Every other weekend at that age to start with the possibility of increasing to either 2 nights every other or 1 every week when older. In regards to the over due money tell him he has 7 days to transfer you the payment so proof shows both ways or you will contact the cms. Point out they will take 20% extra for their troubles. So that will be over 500. Say if this is not manageable you would lime in writing his payment plan for your approval to cover the arrears. If he makes a stupid offer tell him you will pass it on. As for changing centres that will depend on space available but your correct to request as why should you cart a baby that far for his benefit. His barely shown up as a parent physically, financially or emotionally so it is down to him to prove himself. If that means traveling so be it. Personally i would find a way to see my kids anywhere if i had to. To some extent he appears to care enough to take these actions which is more than my sons father but then time will tell if its for show, to get at you or genuinely wanting to be a parent. Good luck.

TriciaH87 · 23/03/2019 20:20

Ps if you want 2 years say so. Your the primary carer if he kicks off it goes against him. Don't let him push you unless court has ordered over night then suggest increasing the length of the day from 5 hours to say 9 so like 9am to 6pm. Or even he picks her up shortly after she gets up and brings her back hour before bed. This way your baby gets used to a full days routine there and having naps their before going over night.

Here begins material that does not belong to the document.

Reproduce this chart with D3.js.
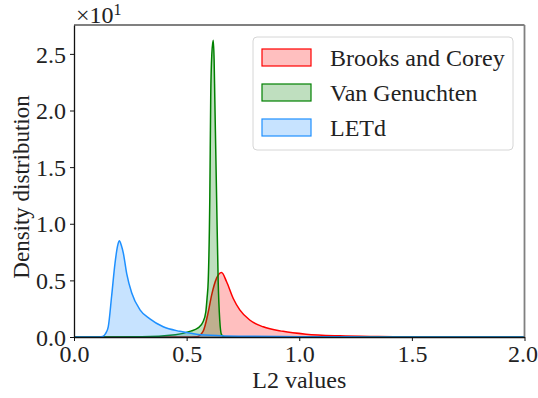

WisdomOfCrowds · 23/03/2019 20:39

Every weekend is not fair. EOW is fair. Why should you get all the grunt work of parenting around nursery, and never get to do anything fun with her at weekends?! Hell would freeze over before I agreed to that, and anyone who has told you otherwise is a prat. Remember, increasing contact if things are going well is much easier than reducing it if things are going badly, so be careful what you establish as the status quo. You hold all the cards right now so don't give up anymore ground than you have to. From your OP I suspect his interest in even minimal contact will evaporate once he has to put in a tiny bit of effort to reach the contact centre. Get things moved to the contact centre that's convenient for you, review everything that can be reviewed before allowing increases, tell the twat to jog on with his "every weekend" demands, and then go ask these questions to a lawyer. Good luck!

user1496231209 · 23/03/2019 20:48

I'm getting quite emotional at the support girls thank you so much. It's been hell these past few months and as someone who suffers from depression and anxiety, it has made it so much harder and tainted our first few months together. Plus the impact on my eldest son who at 7 and seeing the police at our house all the time and being present when our DD was not returned has been awful, luckily he's not as effected anymore but when it was all ongoing he would barely leave me and his sisters side encase someone took us away.

Thank you again, I honestly cant thank you enough.